WiFi libero in Italia sempre più vicino: la modifica al Decreto del Fare
La digitalizzazione dell’Italia ed il cammino verso quella che si definisce “libertà della rete” fa un grosso passo in avanti grazie alla modifica delle ultime ore del Decreto del Fare: stando a quanto riporta “Il Sole 24 Ore”, infatti, l’obbligo di tracciare i dispositivi collegati alla rete Wi-Fi pubblica a carico dei vari esercizi commerciali andrà a decadere nel momento in cui tale decreto sarà approvato da Camera e Senato (cosa altamente probabile).
L’offerta di accesso alla rete Internet al pubblico tramite rete WiFi non richiede l’identificazione personale degli utilizzatori. Quando l’offerta d’accesso non costituisce l’attività commerciale prevalente del gestore del servizio, non trovano applicazione l’articolo 25 del codice delle comunicazioni elettroniche di cui al decreto legislativo 1° gennaio 2003, n.259 e successive modificazioni, e l’articolo 7 del decreto-legge 27 luglio 2005, n. 144, convertito, con modificazioni, dalla legge 31 luglio 2005, n. 155, e successive modificazioni
In poche parole, al contrario di quanto recitava precedentemente il decreto (che imponeva precisi doveri ed obblighi per chi volesse fornire un servizio Wi-Fi), gli esercenti di fatto non saranno più tenuti a richiedere autorizzazioni, identificare i dispositivi collegati alla rete, tenere traccia dei dispositivi collegati alla rete e dell’attività di essi o quant’altro, a meno che non si tratti di un’attività che offre come fonte di guadagno quel tipo di servizio (ad esempio un locale adibito a solo Internet Point). Ciò significa che chiunque voglia offrire il servizio di connettività pubblica nel proprio bar, ristorante, negozio di abbigliamento e quant’altro potrà farlo liberamente installando una rete WiFi, senza richiedere registrazione né credenziali d’accesso.

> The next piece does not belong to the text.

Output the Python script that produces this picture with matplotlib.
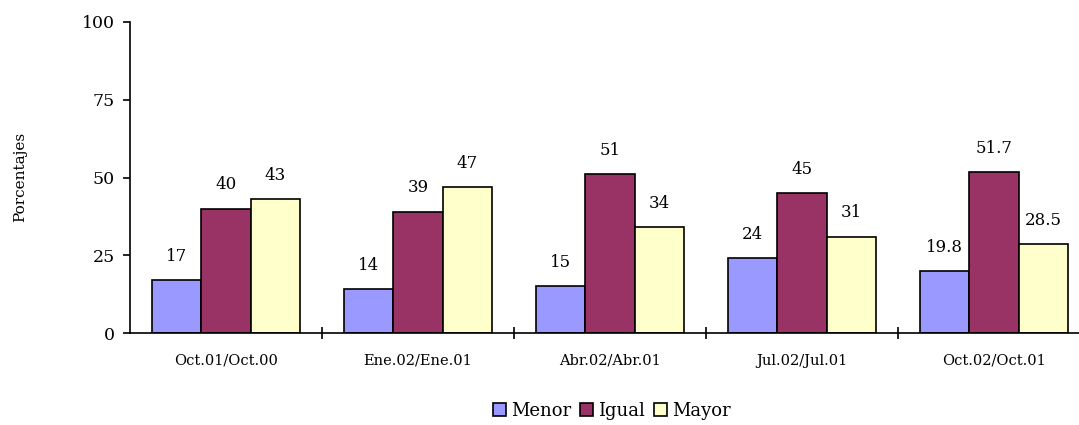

Un passo avanti in tal senso era già stato compiuto nel 2011, in occasione della scadenza di alcuni termini del decreto Pisanu , tuttavia questa modifica al Decreto del Fare va a formalizzare di fatto questo “decadimento” e sollevare gli esercenti da alcuni obblighi provenienti dal codice delle comunicazioni (validi comunque per gli ISP) e dalle leggi anti-terrorismo del Pisanu stesso.
Un grande passo in nome della libertà ma che, come sempre, può rivelarsi un’arma a doppio taglio: offrire a chiunque un servizio Wi-Fi privo di identificazione può aprire le porte ad utenti malintenzionati (come è già successo all’estero in molteplici occasioni) che potrebbero sfruttare l’hotspot pubblico per attività illecite (che sia il download di contenuti protetti da reti di filesharing o la visita di contenuti web illegali o qualsiasi altra attività sui generis) con la tranquillità di non essere identificati, il che potrebbe essere una spina nel fianco di chi offre il servizio di hotspot gratuito.
In realtà, volendo scendere nel tecnico, per funzionamento intrinseco qualsiasi access point è in grado di memorizzare l’attività di rete eseguita tramite un certo indirizzo fisico, il che (anche se in maniera molto più macchinosa) rappresenta seppur indirettamente una modalità di identificazione; il consiglio per gli esercenti resta quello di richiedere – anche se non costretti – quantomeno il minimo indispensabile affinché un utente possa essere identificato in caso di attività illegale, sollevando così il titolare dell’attività da problemi legali non imputabili ad esso – se non per aver “ingenuamente” offerto un servizio gratuito e privo di ogni tipologia di identificazione.
Insomma Wi-Fi libero si, ma senza esagerare!